The former question prejudices the issue by simply assuming that reason and science actually support evolution. When there is dramatic debate over evolution right now, this isn’t a given.

Comment by Mike J

Mike J, when Paul says that the sun “rises” in James 1:11, how do you understand that? By your hermeneutic we cannot give general revelation equal authority with special revelation, so we can have no idea that the earth revolves around the sun. Without bringing in your “presupposition” that the heliocentric model of the universe is true, would you honestly come to the conclusion that the sun does not revolve around the earth? Or that it at least does not actually “rise and fall”?

Comment by Justin Day

“(1) Just wondering – are you a scientist? (2) Do you work in a scientific field? (3) Are you familiar with the sociology of science? (4) How scientists actually go about, in practice, dealing with experimental data and how it relates to a thesis? (5) Have you seen the arguments against evolution?”

(1) Yes.
(2) Yes.
(3) Yes.
(4) Yes.
(5) Yes.

“They aren’t exactly mere ‘intuition.’ You seem to be speaking as though scientists are objective individuals who don’t make inferences beyond what the most minimal interpretation of the evidence requires, and therefore there is a mountain of undeniable evidence for evolution, because, well, scientists said so. Having graduated magna cum laude from a secular university with a science degree, I’m still not impressed. The volume of ‘approximations’, guesses, assumptions, and worldview informed interpretations is mind-boggling.”

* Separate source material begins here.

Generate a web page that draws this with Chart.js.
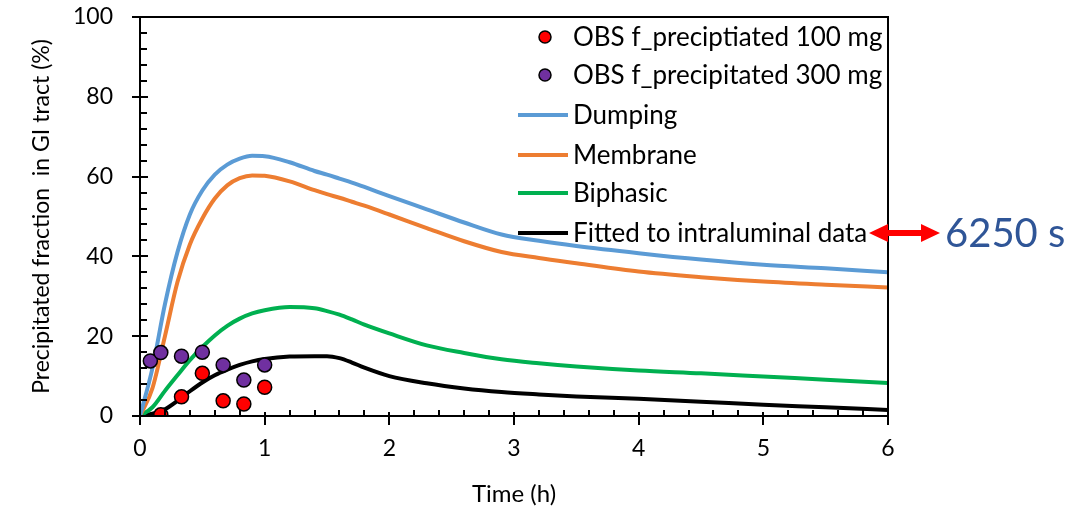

I believe that you are misinterpreting my statement as I tend to agree with you for the most part concerning epistemic, axiological, and ethic grounds.

Ectypically, I have the bent that God’s revelation should be matching (inter alia: special and general revelation) and when there is a strong amount of discord between the two, one can only doubt one’s mentioning upon said subject. People have incorrectly interpreted the Bible in the past and still do, sic I cannot assume my interpretation to be correct on something that I honestly am not and do not believe that I can be sure about. Id est, there are certain things that I do not doubt that I hold, of which I briefly explained but if something seems to not be clear, scripturally, in my eyes, then it is certainly humble to state “I don’t know” if humility is defined as appropriately viewing who I am against who God is.

“So I don’t see anything but arrogance in thinking that a person cannot reasonably discount evolution, because it rejects the Creator’s inspired word on the matter, which is utterly incompatible with it.”

I encourage you to be fully convinced in your own mind to the glory of God. Go in peace and may we only speak the truth in love Deo volente.

Comment by Jonathan Kelfer

Mike J,

I respectfully deny to reply to your post. Long ago I decided to not get into unfruitful debates.